How do you keep your lifelist, and what is included? (1 Viewer)


Well-known member
Thanks for this. I didn't realize it existed. I will have a play to see what it can do, but from a quick squint I think it looks like the analysis is 'in app' without any obvious export function.

As I say, I think it would be great to have a tool which dumped filtered data in RTF format, to form the basis of a report, which could then be edited in a word processor. This could be very useful, particularly for individual or organisations creating reports for publishing - for me, it would simplify generating the systematic list for the trip reports I occasionally produce (and for the long lapsed year reports that I used to try and create).
You could import your ebird records into the scythebill software. It provides many ways to slice and dice your records and then export them in various formats. It doesn't do everything that one could dream up or that you might want to do, but it has some nice features. It is also much easier and less time consuming that creating and updating your own code and database.


Well-known member
It is also much easier and less time consuming that creating and updating your own code and database.
Wise words. I have always enjoyed coding, but my project is turning into a labour of love - and it would probably be better for my health to spend the time out in the field birding!
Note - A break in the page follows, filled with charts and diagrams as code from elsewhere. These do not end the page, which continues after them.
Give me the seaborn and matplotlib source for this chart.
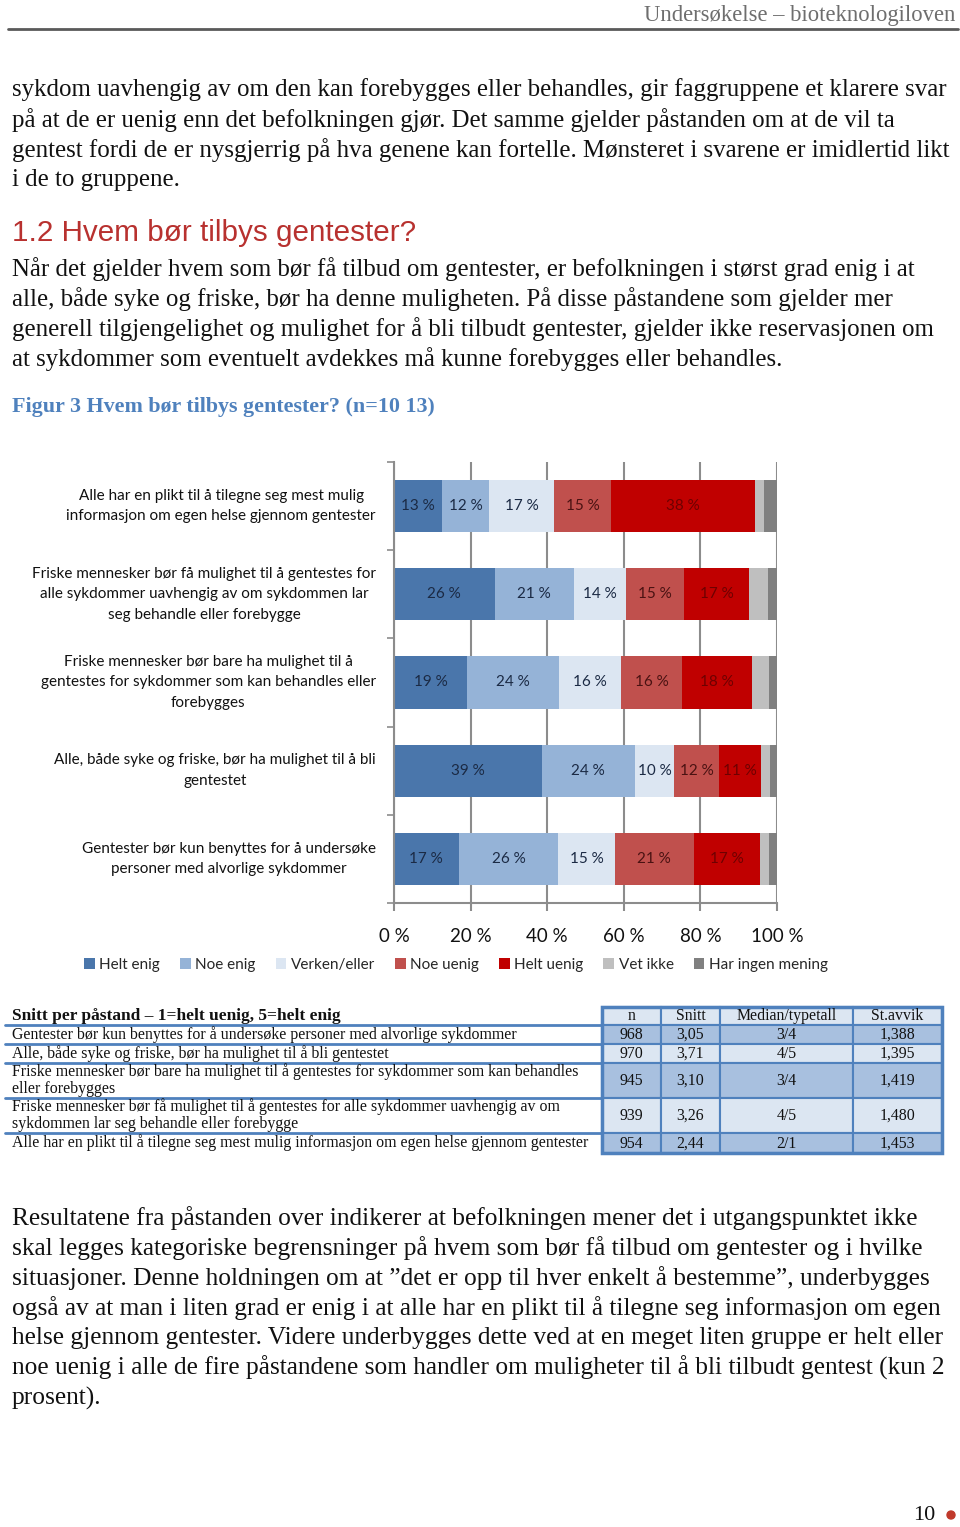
import numpy as np
import pandas as pd
import matplotlib
matplotlib.use("Agg")
import matplotlib.pyplot as plt
from matplotlib.patches import Patch, Rectangle, Circle
import seaborn as sns

# ---------------- data ----------------
statements = [
    "Alle har en plikt til å tilegne seg mest mulig\ninformasjon om egen helse gjennom gentester",
    "Friske mennesker bør få mulighet til å gentestes for\nalle sykdommer uavhengig av om sykdommen lar\nseg behandle eller forebygge",
    "Friske mennesker bør bare ha mulighet til å\ngentestes for sykdommer som kan behandles eller\nforebygges",
    "Alle, både syke og friske, bør ha mulighet til å bli\ngentestet",
    "Gentester bør kun benyttes for å undersøke\npersoner med alvorlige sykdommer",
]
series_names = ["Helt enig", "Noe enig", "Verken/eller", "Noe uenig", "Helt uenig", "Vet ikke", "Har ingen mening"]
helt_enig = [12.6, 26.3, 19.0, 38.6, 16.9]
noe_enig = [12.2, 20.6, 24.1, 24.3, 26.0]
verken_eller = [17.1, 13.6, 16.1, 10.2, 14.7]
noe_uenig = [14.7, 15.3, 16.1, 11.8, 20.7]
helt_uenig = [37.7, 17.0, 18.2, 10.9, 17.3]
vet_ikke = [2.2, 4.9, 4.3, 2.5, 2.4]
ingen_mening = [3.6, 2.3, 2.3, 1.7, 2.0]
labelled_series = 5
x_ticks = [0, 20, 40, 60, 80, 100]
x_tick_labels = ["0 %", "20 %", "40 %", "60 %", "80 %", "100 %"]

table_title = "Snitt per påstand – 1=helt uenig, 5=helt enig"
table_header = ["n", "Snitt", "Median/typetall", "St.avvik"]
table_rows = [
    "Gentester bør kun benyttes for å undersøke personer med alvorlige sykdommer",
    "Alle, både syke og friske, bør ha mulighet til å bli gentestet",
    "Friske mennesker bør bare ha mulighet til å gentestes for sykdommer som kan behandles\neller forebygges",
    "Friske mennesker bør få mulighet til å gentestes for alle sykdommer uavhengig av om\nsykdommen lar seg behandle eller forebygge",
    "Alle har en plikt til å tilegne seg mest mulig informasjon om egen helse gjennom gentester",
]
table_n = ["968", "970", "945", "939", "954"]
table_snitt = ["3,05", "3,71", "3,10", "3,26", "2,44"]
table_median = ["3/4", "4/5", "3/4", "4/5", "2/1"]
table_stavvik = ["1,388", "1,395", "1,419", "1,480", "1,453"]

header_text = "Undersøkelse – bioteknologiloven"
para1 = [
    "sykdom uavhengig av om den kan forebygges eller behandles, gir faggruppene et klarere svar",
    "på at de er uenig enn det befolkningen gjør. Det samme gjelder påstanden om at de vil ta",
    "gentest fordi de er nysgjerrig på hva genene kan fortelle. Mønsteret i svarene er imidlertid likt",
    "i de to gruppene.",
]
heading = "1.2 Hvem bør tilbys gentester?"
para2 = [
    "Når det gjelder hvem som bør få tilbud om gentester, er befolkningen i størst grad enig i at",
    "alle, både syke og friske, bør ha denne muligheten. På disse påstandene som gjelder mer",
    "generell tilgjengelighet og mulighet for å bli tilbudt gentester, gjelder ikke reservasjonen om",
    "at sykdommer som eventuelt avdekkes må kunne forebygges eller behandles.",
]
caption = "Figur 3 Hvem bør tilbys gentester? (n=10 13)"
para3 = [
    "Resultatene fra påstanden over indikerer at befolkningen mener det i utgangspunktet ikke",
    "skal legges kategoriske begrensninger på hvem som bør få tilbud om gentester og i hvilke",
    "situasjoner. Denne holdningen om at ”det er opp til hver enkelt å bestemme”, underbygges",
    "også av at man i liten grad er enig i at alle har en plikt til å tilegne seg informasjon om egen",
    "helse gjennom gentester. Videre underbygges dette ved at en meget liten gruppe er helt eller",
    "noe uenig i alle de fire påstandene som handler om muligheter til å bli tilbudt gentest (kun 2",
    "prosent).",
]
page_number = "10"

# ---------------- style ----------------
sns.set_theme(style="white")
SANS = ["Lato", "DejaVu Sans"]
SERIF = ["Liberation Serif", "DejaVu Serif"]
plt.rcParams["font.family"] = SANS

colors = ["#4A76AB", "#95B3D7", "#DCE6F2", "#C0504D", "#C00000", "#BFBFBF", "#808080"]
label_colors = ["#1B2A44", "#1B2A44", "#1B2A44", "#4A1212", "#6E0000"]
grid_col = "#8C8C8C"

W, H = 960, 1527
fig = plt.figure(figsize=(W / 100, H / 100), dpi=100)

# page layer (pixel coordinates)
page = fig.add_axes([0, 0, 1, 1])
page.set_xlim(0, W)
page.set_ylim(H, 0)
page.axis("off")

page.text(955, 15, header_text, ha="right", va="center", family=SERIF, fontsize=16.3, color="#6E6E6E")
page.plot([8, 958], [29, 29], color="#5A5A5A", lw=2)

body_kw = dict(family=SERIF, fontsize=17.9, color="#111111", va="center", ha="left")
for i, line in enumerate(para1):
    page.text(12, 90 + 30 * i, line, **body_kw)
page.text(12, 233, heading, family=["Liberation Sans", "DejaVu Sans"], fontsize=21.3, color="#B8312F",
          va="center", ha="left")
for i, line in enumerate(para2):
    page.text(12, 269 + 30 * i, line, **body_kw)
page.text(12, 407, caption, family=SERIF, fontsize=15.8, weight="bold", color="#4F81BD", va="center", ha="left")
body_kw3 = dict(body_kw, fontsize=18.3)
for i, line in enumerate(para3):
    page.text(12, 1218 + 30 * i, line, **body_kw3)

page.text(935, 1516, page_number, family=SERIF, fontsize=16, ha="right", va="center", color="#111111")
page.add_patch(Circle((951, 1515), 4, color="#C0392B"))

# ---------------- table ----------------
tbl_kw = dict(family=SERIF, fontsize=11.4, color="#111111")
page.text(12, 1016, table_title, weight="bold", va="center", ha="left",
          family=SERIF, fontsize=12.5, color="#111111")
row_edges = [1007, 1025, 1044, 1063, 1098, 1133, 1153]
col_edges = [602, 661, 720, 853, 942]
blue = "#4F81BD"
for k, yl in enumerate(row_edges[1:-1]):
    page.plot([5, 602], [yl, yl], color=blue, lw=2)
for r in range(len(row_edges) - 1):
    y0, y1 = row_edges[r], row_edges[r + 1]
    if r == 0:
        fill = "#DCE6F2"
        vals = table_header
    else:
        fill = "#A8C0DF" if r % 2 == 1 else "#DCE6F2"
        vals = [table_n[r - 1], table_snitt[r - 1], table_median[r - 1], table_stavvik[r - 1]]
    for c in range(4):
        x0, x1 = col_edges[c], col_edges[c + 1]
        page.add_patch(Rectangle((x0, y0), x1 - x0, y1 - y0, facecolor=fill, edgecolor=blue, lw=1.5))
        page.text((x0 + x1) / 2, (y0 + y1) / 2 + 0.5, vals[c], ha="center", va="center", **tbl_kw)
    if r > 0:
        lines = table_rows[r - 1].split("\n")
        if len(lines) == 1:
            page.text(12, (y0 + y1) / 2, lines[0], ha="left", va="center", **tbl_kw)
        else:
            for j, ln in enumerate(lines):
                page.text(12, y0 + 9 + 17 * j, ln, ha="left", va="center", **tbl_kw)
page.add_patch(Rectangle((col_edges[0], row_edges[0]), col_edges[-1] - col_edges[0],
                         row_edges[-1] - row_edges[0], fill=False, edgecolor=blue, lw=2.5))

# ---------------- chart ----------------
ax = fig.add_axes([394 / W, 1 - 903 / H, (777 - 394) / W, (903 - 462) / H])
vals = np.array([helt_enig, noe_enig, verken_eller, noe_uenig, helt_uenig, vet_ikke, ingen_mening])
cum = vals.cumsum(axis=0)
df = pd.DataFrame({"statement": statements})
for i, name in enumerate(series_names):
    df[name] = cum[i]

for i in reversed(range(len(series_names))):
    sns.barplot(data=df, x=series_names[i], y="statement", order=statements, orient="h",
                color=colors[i], saturation=1, width=0.59, errorbar=None,
                edgecolor="none", linewidth=0, ax=ax, zorder=2)

for i in range(labelled_series):
    for j in range(len(statements)):
        left = cum[i][j] - vals[i][j]
        ax.text(left + vals[i][j] / 2, j, f"{round(vals[i][j]):.0f} %", ha="center", va="center",
                fontsize=11, color=label_colors[i], zorder=3)

ax.set_xlim(0, 100)
ax.set_ylim(len(statements) - 0.5, -0.5)
ax.set_xlabel("")
ax.set_ylabel("")
ax.set_xticks(x_ticks)
ax.set_xticklabels(x_tick_labels, fontsize=13.5, color="#111111")
ax.set_yticks(range(len(statements)))
ax.set_yticklabels(statements, fontsize=11, color="#111111", multialignment="center",
                   linespacing=1.6, va="center")
ax.set_yticks(np.arange(-0.5, len(statements)), minor=True)
ax.tick_params(axis="y", which="major", length=0, pad=13)
ax.tick_params(axis="y", which="minor", length=5, width=1.2, color=grid_col, direction="out", left=True)
ax.tick_params(axis="x", which="major", length=6, width=1.5, color=grid_col, direction="out", bottom=True, pad=12)
ax.xaxis.grid(True, color=grid_col, lw=1.5)
ax.yaxis.grid(False)
ax.set_axisbelow(True)
for s in ["top", "right"]:
    ax.spines[s].set_visible(False)
for s in ["left", "bottom"]:
    ax.spines[s].set_color(grid_col)
    ax.spines[s].set_linewidth(1.5)
ax.set_facecolor("white")

handles = [Patch(facecolor=c, edgecolor="none") for c in colors]
fig.legend(handles, series_names, loc="center", bbox_to_anchor=(456 / W, 1 - 965 / H), ncol=7,
           frameon=False, handlelength=0.7, handleheight=0.7, handletextpad=0.3, columnspacing=1.3,
           fontsize=11)

fig.savefig("out.png", dpi=100)
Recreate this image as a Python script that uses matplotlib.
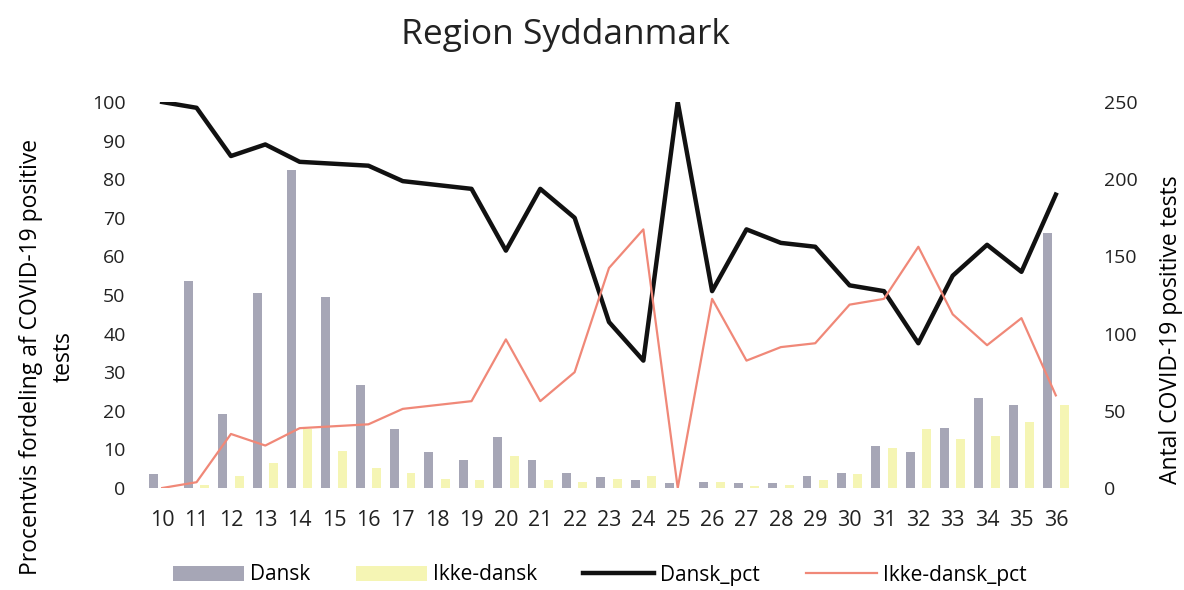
import matplotlib
matplotlib.use("Agg")
import matplotlib.pyplot as plt
import numpy as np

plt.rcParams['font.family'] = ['Open Sans', 'DejaVu Sans']

weeks = [str(w) for w in range(10, 37)]
dansk = [9, 134, 48, 126, 206, 124, 67, 38, 23, 18, 33, 18, 10, 7, 5, 3, 4, 3, 3,
         8, 10, 27, 23, 39, 58, 54, 165]
ikke_dansk = [0, 2, 8, 16, 38, 24, 13, 10, 6, 5, 21, 5, 4, 6, 8, 0, 4, 1.5, 2,
              5, 9, 26, 38, 32, 34, 43, 54]
dansk_pct = [100, 98.5, 86, 89, 84.5, 84, 83.5, 79.5, 78.5, 77.5, 61.5, 77.5, 70,
             43, 33, 100, 51, 67, 63.5, 62.5, 52.5, 51, 37.5, 55, 63, 56, 76]
ikke_dansk_pct = [0, 1.5, 14, 11, 15.5, 16, 16.5, 20.5, 21.5, 22.5, 38.5, 22.5, 30,
                  57, 67, 0, 49, 33, 36.5, 37.5, 47.5, 49, 62.5, 45, 37, 44, 24]

fig = plt.figure(figsize=(11.84, 5.9), dpi=100)
ax_bar = fig.add_axes([145 / 1184, 1 - 488 / 590, (1073 - 145) / 1184, (488 - 102) / 590])
ax_pct = ax_bar.twinx()

x = np.arange(len(weeks))
ax_bar.bar(x - 0.24, dansk, width=0.26, color='#a6a6b6', label='Dansk')
ax_bar.bar(x + 0.24, ikke_dansk, width=0.26, color='#f5f5b4', label='Ikke-dansk')
ax_bar.set_ylim(0, 250)
ax_bar.set_xlim(-0.5, len(weeks) - 0.5)
ax_bar.yaxis.tick_right()
ax_bar.yaxis.set_label_position('right')
ax_bar.set_yticks(np.arange(0, 251, 50))

ax_pct.plot(x, dansk_pct, color='#111111', lw=3.2, label='Dansk_pct')
ax_pct.plot(x, ikke_dansk_pct, color='#f08878', lw=1.6, label='Ikke-dansk_pct')
ax_pct.set_ylim(0, 100)
ax_pct.yaxis.tick_left()
ax_pct.yaxis.set_label_position('left')
ax_pct.set_yticks(np.arange(0, 101, 10))

for a in (ax_bar, ax_pct):
    for s in a.spines.values():
        s.set_visible(False)
    a.tick_params(length=0, labelsize=14, colors='#222222')

ax_bar.set_xticks(x)
ax_bar.set_xticklabels(weeks)
ax_bar.tick_params(axis='x', pad=16, labelsize=15.5)
ax_bar.tick_params(axis='y', pad=22)
ax_pct.tick_params(axis='y', pad=14)

ax_pct.set_ylabel('Procentvis fordeling af COVID-19 positive\ntests', fontsize=16.5,
                  linespacing=1.45)
ax_pct.yaxis.set_label_coords(-0.075, 0.34)
ax_bar.set_ylabel('Antal COVID-19 positive tests', fontsize=16.5)
ax_bar.yaxis.set_label_coords(1.093, 0.41)

fig.text(565 / 1184, 1 - 35 / 590, 'Region Syddanmark', fontsize=25.5, ha='center', va='center',
         color='#222222')

handles = ax_bar.get_legend_handles_labels()[0] + ax_pct.get_legend_handles_labels()[0]
labels = ['Dansk', 'Ikke-dansk', 'Dansk_pct', 'Ikke-dansk_pct']
fig.legend(handles, labels, loc='center', bbox_to_anchor=(600 / 1184, 1 - 575 / 590), ncol=4,
           frameon=False, fontsize=15, columnspacing=2.2, handlelength=3.4, handletextpad=0.3)

fig.savefig('out.png', dpi=100)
I hadn't thought about keeping a lifelist until recently, so mine is currently kept on paper. It's ok since my list is short, but if it gets long enough, I might use a spreadsheet.
I keep all my wildlife sightings on a spreadsheet with different species groups on different tabs, with life lists on a different spreadsheet. Everything also gets copied over onto MapMate so I can use the data analysis bits on that, and make maps which is especially useful as I'm the VC95 butterfly recorder. The maps can highlight recording gaps so I can target my recording more effectively.

Those in the UK who use BirdTrack can now also add butterfly, odonata and mammal records, the butterfly records get sent across to iRecord for verification from those VC recorders set up to do that.

My personal life lists are butterflies, moths, odonata, birds and plants and are all UK based, mostly Scotland.

Jeff Hopkins

Just another...observer
United States
Yes, forgot about that, too - I am currently counting one species that's an escapee according to eBird but is very clearly established (Red Junglefowl of the Tampa population).
They took two PA species from me. Ring-necked Pheasant and Monk Parakeet.